**AIM**
Extract the lines of the material below, beginning with the first and ending with the line that holds "0.0001, 0, 0, 0, 0, 0];". Skip every picture.
>> START
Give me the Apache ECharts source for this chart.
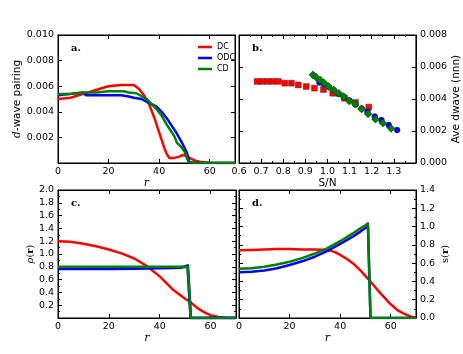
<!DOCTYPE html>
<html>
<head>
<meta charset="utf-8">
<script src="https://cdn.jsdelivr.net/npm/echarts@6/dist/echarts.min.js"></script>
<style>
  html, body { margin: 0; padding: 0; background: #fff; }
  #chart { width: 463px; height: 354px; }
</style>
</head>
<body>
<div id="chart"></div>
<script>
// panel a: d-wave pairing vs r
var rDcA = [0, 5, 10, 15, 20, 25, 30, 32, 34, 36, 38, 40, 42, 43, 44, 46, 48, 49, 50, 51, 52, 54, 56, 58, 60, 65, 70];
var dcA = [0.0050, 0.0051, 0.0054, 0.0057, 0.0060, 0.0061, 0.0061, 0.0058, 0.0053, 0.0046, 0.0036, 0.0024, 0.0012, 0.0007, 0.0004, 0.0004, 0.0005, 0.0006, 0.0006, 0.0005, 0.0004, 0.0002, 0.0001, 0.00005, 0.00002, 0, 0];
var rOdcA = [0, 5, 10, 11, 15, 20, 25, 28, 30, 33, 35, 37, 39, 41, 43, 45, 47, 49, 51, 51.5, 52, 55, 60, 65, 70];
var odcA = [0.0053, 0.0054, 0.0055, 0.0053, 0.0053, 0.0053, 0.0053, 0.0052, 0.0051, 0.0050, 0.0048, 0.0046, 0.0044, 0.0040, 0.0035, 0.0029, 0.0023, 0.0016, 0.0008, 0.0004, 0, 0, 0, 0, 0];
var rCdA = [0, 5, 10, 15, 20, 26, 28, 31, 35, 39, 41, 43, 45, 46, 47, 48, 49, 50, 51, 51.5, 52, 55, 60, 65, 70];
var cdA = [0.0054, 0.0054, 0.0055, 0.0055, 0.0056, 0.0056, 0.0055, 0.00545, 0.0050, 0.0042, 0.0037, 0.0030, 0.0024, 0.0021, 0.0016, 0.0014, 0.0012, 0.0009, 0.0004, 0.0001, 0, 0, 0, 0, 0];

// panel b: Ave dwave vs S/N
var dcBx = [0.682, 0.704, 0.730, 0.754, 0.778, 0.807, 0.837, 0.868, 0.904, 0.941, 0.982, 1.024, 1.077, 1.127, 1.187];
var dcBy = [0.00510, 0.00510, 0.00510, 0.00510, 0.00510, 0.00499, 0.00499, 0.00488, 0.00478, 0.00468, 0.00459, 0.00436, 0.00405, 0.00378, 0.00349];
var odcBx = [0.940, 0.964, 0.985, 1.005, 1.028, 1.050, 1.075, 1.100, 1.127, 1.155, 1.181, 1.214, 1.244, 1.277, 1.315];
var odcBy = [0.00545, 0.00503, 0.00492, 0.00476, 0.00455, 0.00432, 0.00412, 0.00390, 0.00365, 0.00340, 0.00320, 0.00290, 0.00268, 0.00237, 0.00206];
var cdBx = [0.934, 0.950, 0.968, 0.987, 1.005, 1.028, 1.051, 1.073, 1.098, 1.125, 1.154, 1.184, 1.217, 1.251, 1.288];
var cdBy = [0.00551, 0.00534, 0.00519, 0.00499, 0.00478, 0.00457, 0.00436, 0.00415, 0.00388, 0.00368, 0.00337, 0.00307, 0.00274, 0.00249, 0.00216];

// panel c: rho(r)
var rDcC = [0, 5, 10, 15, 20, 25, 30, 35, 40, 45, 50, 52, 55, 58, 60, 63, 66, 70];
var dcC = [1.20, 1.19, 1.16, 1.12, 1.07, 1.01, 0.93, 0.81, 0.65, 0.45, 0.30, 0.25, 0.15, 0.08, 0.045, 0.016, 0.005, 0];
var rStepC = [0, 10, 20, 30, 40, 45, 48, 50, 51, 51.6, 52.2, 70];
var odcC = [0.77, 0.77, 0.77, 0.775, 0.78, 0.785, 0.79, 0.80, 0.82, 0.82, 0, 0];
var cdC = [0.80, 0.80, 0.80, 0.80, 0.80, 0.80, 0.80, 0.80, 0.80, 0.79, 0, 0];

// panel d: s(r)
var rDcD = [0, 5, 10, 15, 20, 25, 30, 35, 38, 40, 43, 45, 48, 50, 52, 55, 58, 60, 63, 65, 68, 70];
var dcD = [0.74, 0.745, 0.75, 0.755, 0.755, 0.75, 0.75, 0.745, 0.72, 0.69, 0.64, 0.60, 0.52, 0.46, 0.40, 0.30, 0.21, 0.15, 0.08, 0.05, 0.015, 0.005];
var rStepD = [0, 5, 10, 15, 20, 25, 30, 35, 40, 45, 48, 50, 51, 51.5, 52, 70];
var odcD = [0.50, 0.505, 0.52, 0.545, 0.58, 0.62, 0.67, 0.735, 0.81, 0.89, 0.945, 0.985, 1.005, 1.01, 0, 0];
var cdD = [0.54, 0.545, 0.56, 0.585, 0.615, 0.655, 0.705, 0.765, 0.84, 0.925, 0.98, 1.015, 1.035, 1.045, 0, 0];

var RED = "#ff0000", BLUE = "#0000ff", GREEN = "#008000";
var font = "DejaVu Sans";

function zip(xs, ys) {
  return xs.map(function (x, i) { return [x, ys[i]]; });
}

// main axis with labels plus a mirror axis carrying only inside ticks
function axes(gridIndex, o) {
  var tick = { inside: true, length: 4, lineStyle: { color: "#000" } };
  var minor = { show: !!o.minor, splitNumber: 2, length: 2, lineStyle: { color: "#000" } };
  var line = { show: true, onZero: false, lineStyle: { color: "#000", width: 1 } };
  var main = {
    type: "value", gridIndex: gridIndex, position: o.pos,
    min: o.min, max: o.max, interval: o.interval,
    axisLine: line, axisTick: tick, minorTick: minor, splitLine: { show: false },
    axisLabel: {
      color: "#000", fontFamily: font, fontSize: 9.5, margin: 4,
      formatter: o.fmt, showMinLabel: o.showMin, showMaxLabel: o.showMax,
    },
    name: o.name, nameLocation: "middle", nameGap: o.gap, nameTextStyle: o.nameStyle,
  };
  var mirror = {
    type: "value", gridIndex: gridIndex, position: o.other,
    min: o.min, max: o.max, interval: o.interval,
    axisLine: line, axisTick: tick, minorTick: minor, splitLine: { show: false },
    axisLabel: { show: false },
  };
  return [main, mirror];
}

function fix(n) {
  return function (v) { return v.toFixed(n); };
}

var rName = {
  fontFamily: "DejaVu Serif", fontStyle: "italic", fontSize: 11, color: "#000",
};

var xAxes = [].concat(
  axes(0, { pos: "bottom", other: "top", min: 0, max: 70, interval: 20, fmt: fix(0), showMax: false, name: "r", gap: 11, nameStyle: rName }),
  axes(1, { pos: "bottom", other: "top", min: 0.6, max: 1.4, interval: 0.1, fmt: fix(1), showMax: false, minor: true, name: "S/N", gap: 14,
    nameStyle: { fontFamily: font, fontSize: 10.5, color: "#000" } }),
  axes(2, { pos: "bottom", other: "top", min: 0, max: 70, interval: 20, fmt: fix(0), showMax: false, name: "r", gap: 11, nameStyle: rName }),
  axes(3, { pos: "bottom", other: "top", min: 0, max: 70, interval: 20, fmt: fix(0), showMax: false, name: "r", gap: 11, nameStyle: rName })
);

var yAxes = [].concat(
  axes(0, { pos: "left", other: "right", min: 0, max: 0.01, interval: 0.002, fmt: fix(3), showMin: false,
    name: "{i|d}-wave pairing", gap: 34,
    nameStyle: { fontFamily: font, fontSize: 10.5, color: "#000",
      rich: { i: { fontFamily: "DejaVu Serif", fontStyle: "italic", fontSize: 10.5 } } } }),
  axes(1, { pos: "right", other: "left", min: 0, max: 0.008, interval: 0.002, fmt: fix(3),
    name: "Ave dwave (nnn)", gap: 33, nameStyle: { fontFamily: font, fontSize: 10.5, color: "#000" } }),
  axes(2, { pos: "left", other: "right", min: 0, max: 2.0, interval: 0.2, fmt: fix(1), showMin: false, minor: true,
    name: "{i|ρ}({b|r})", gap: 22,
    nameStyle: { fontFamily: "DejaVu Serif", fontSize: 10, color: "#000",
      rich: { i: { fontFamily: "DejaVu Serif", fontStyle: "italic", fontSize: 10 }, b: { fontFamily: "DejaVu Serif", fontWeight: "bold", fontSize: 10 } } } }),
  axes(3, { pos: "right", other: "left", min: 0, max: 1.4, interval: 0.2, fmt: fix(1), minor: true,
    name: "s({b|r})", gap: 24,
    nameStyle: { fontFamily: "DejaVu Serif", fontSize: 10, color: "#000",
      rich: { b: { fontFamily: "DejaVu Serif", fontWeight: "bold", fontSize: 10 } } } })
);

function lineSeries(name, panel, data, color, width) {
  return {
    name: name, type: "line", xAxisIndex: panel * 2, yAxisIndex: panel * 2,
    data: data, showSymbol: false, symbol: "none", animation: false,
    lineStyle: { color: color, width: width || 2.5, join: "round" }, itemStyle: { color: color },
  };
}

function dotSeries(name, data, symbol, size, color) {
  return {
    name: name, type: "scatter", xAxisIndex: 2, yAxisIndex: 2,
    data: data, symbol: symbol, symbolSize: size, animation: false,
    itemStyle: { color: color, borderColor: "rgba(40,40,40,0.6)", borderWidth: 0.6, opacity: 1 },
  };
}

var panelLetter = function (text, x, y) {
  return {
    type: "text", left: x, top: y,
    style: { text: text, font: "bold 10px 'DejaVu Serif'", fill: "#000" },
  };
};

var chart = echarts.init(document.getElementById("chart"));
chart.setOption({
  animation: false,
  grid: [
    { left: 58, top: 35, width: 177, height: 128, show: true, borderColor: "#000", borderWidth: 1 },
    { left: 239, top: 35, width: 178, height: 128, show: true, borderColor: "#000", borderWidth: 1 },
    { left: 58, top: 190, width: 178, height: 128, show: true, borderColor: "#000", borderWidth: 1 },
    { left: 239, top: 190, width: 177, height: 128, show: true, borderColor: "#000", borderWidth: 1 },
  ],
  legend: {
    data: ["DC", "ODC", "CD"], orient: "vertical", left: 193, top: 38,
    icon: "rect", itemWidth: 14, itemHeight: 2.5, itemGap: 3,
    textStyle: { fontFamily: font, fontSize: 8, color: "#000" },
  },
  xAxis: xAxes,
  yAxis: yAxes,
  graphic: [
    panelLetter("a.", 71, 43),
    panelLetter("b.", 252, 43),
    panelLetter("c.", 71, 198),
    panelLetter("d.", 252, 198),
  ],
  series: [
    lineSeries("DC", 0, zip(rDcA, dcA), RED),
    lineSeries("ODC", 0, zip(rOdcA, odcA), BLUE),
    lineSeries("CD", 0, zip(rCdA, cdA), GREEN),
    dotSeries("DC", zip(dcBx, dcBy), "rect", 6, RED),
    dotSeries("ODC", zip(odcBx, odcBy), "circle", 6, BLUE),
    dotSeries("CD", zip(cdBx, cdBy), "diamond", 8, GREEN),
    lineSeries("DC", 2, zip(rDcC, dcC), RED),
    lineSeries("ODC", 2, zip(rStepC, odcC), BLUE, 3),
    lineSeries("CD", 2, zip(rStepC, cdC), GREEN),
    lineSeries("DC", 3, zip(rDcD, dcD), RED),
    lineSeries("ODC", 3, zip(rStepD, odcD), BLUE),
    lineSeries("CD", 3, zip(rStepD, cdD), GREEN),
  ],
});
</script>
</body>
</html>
>> END
**CORRECT RESPONSE**
Give me the Apache ECharts source for this chart.
<!DOCTYPE html>
<html>
<head>
<meta charset="utf-8">
<script src="https://cdn.jsdelivr.net/npm/echarts@6/dist/echarts.min.js"></script>
<style>
  html, body { margin: 0; padding: 0; background: #fff; }
  #chart { width: 463px; height: 354px; }
</style>
</head>
<body>
<div id="chart"></div>
<script>
// panel a: d-wave pairing vs r
var rDcA = [0, 5, 10, 15, 20, 25, 30, 32, 34, 36, 38, 40, 42, 43, 44, 46, 48, 49, 50, 51, 52, 54, 56, 58, 60, 65, 70];
var dcA = [0.0050, 0.0051, 0.0054, 0.0057, 0.0060, 0.0061, 0.0061, 0.0058, 0.0053, 0.0046, 0.0036, 0.0024, 0.0012, 0.0007, 0.0004, 0.0004, 0.0005, 0.0006, 0.0006, 0.0005, 0.0004, 0.0002, 0.0001, 0.00005, 0.00002, 0, 0];
var rOdcA = [0, 5, 10, 11, 15, 20, 25, 28, 30, 33, 35, 37, 39, 41, 43, 45, 47, 49, 51, 51.5, 52, 55, 60, 65, 70];
var odcA = [0.0053, 0.0054, 0.0055, 0.0053, 0.0053, 0.0053, 0.0053, 0.0052, 0.0051, 0.0050, 0.0048, 0.0046, 0.0044, 0.0040, 0.0035, 0.0029, 0.0023, 0.0016, 0.0008, 0.0004, 0, 0, 0, 0, 0];
var rCdA = [0, 5, 10, 15, 20, 26, 28, 31, 35, 39, 41, 43, 45, 46, 47, 48, 49, 50, 51, 51.5, 52, 55, 60, 65, 70];
var cdA = [0.0054, 0.0054, 0.0055, 0.0055, 0.0056, 0.0056, 0.0055, 0.00545, 0.0050, 0.0042, 0.0037, 0.0030, 0.0024, 0.0021, 0.0016, 0.0014, 0.0012, 0.0009, 0.0004, 0.0001, 0, 0, 0, 0, 0];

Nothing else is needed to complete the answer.